Duplicité, flou artistique et double langage

La duplicité, qui est la marque de fabrique des deux personnages, commence déjà par leur état civil où l’un et l’autre n’ont pas le courage d’assumer leur vrai patronyme.

Quel mal y a-t-il a se faire appeler publiquement par son vrai patronyme aussi incongru soit il même si on se prénomme Karakouz ou Tartuffe? A-t-on vraiment besoin comme le font certains artistes de se mettre une étiquette redondante pour réussir dans la vie et surtout en politique? Quel crédit peut-on accorder à un homme politique qui n’assume même pas son identité?

Un flou artistique concerne aussi leurs capacités, M. Abdessalem le bien nommé est parait il diplômé d’une grande école anglaise mais est-ce suffisant pour lui octroyer un poste ministériel aussi prestigieux et aussi stratégique que celui des Affaires étrangères traditionnellement réservé aux grands commis chevronnés de l’Etat ou l’expérience, l’envergure et la culture sont primordiaux? Des diplômés de ce genre, il y en a bien des milliers en Tunisie mais ils n’ont malheureusement pas la chance d’avoir un beau-père guide spirituel qui les sponsorise.
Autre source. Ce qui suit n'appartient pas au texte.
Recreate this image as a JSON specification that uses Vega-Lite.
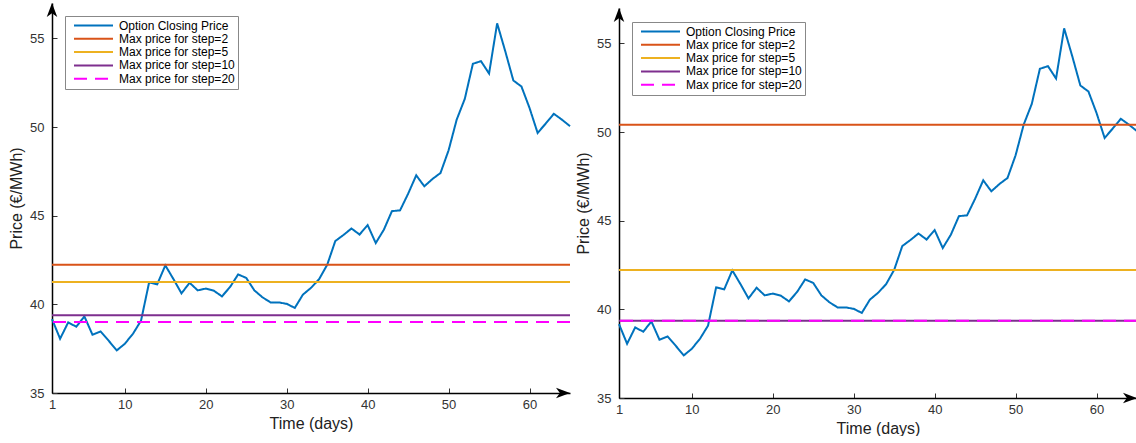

La haine du bourguibisme et de la francophonie

Quant à M. Ghannouchi, autoproclamé cheikh (selon quelles prérogatives?), il semble bien, selon ses fervents disciples, qu’il soit l’un des plus grands penseurs de la oumma islamique dont les nombreux travaux et écrits ne sont connus que par ses cercles intimes.

Quid de son instruction et de ses diplômes qui lui permettent de vilipender les élites du pays qualifiés de racaille, et de donner des leçons aux universitaires tunisiens? Il rappelle un certain Zaba – bac moins trois – qui, par le miracle d’un panégyrisme effréné nous a été présenté sous l’habit d’un Dr Honoris Causa (Cosa Nostra, disent les mauvaises langues) d’une célèbre université sicilienne!

Les deux compères, le beau-père et le beau-fils, ont aussi en commun leur parfaite maitrise de la langue arabe et leur totale répulsion de la francophonie qui est pourtant la deuxième langue parlée par les Tunisiens toutes couches sociales confondues. Ils ne ratent, par ailleurs, pas une occasion pour affirmer leur haine commune envers Bourguiba qui n’a d’égale que leur aversion des personnes qui se réclament du bourguibisme et, en premier lieu, Béji Caid Essebsi, l’ancien Premier ministre.

L’un et l’autre se targuent d’un grand militantisme passé à Londres et au Qatar en côtoyant pendant plusieurs années dans les quartiers chics les parvenus de ce monde. Ils ont opportunément pris en marche le train de la révolution, et ne manquent jamais une occasion de s’en autoproclamer.

Sur le plan de la communication politique, M. Abdessalem a largement étalé dans les medias ses graves insuffisances culturelles et sa totale méconnaissance des subtilités diplomatiques, qui l’ont subitement propulsé au sommet du hit-parade des clowneries des réseaux sociaux où il est devenu la risée de tous les cyber-activistes, mais à sa décharge, étant encore jeune, il n’arrive pas encore à la cheville de son beau-père et il lui reste beaucoup à apprendre dans le domaine de la manipulation médiatique.

Machiavéliques, opportunistes, pragmatiques et égocentriques

Il n’est pas facile de se proclamer guide suprême comme M. Ghannouchi et avoir cette inconsistance qui fait que les prises de position sont à géométrie variable selon les circonstances.

Il n’est pas facile de se présenter comme le plus grand militant anti-Zaba et oublier qu’il l’a glorifié – comme beaucoup de Tunisiens – dans les années de braise et qu’il a composé avec lui.

Il n’est pas facile de s’entourer sans vergogne d’ex-Rcdistes notoires et d’accuser l’opposition d’être un nid de Rcdistes.

Il n’est pas facile de défendre ouvertement la polygamie et se déclarer solennellement en faveur des acquis de la femme tout en lui recommandant de rester à la maison pour aider à résoudre le problème du chômage de hommes, comme si le droit au travail n’est pas reconnu aux femmes aussi.

Il n’est pas facile de vilipender publiquement la jeunesse tunisienne  et de la féliciter dans son expression salafiste.

Il n’est pas facile de dénigrer l’armée nationale puis de la glorifier quelques mois après.

Il n’est pas facile d’appeler à manifester par million dans la rue pour défendre l’islam et de se rétracter vingt quatre heures plus tard...

Bref, il n’est vraiment pas facile d’énumérer toutes les élucubrations contradictoires d’un homme politique de la trempe de M. Ghannouchi alias Kheriji. Il n’est pas facile d’être plutôt machiavélique que sincère, opportuniste que pragmatique et égocentrique revanchard aveuglé par le pouvoir.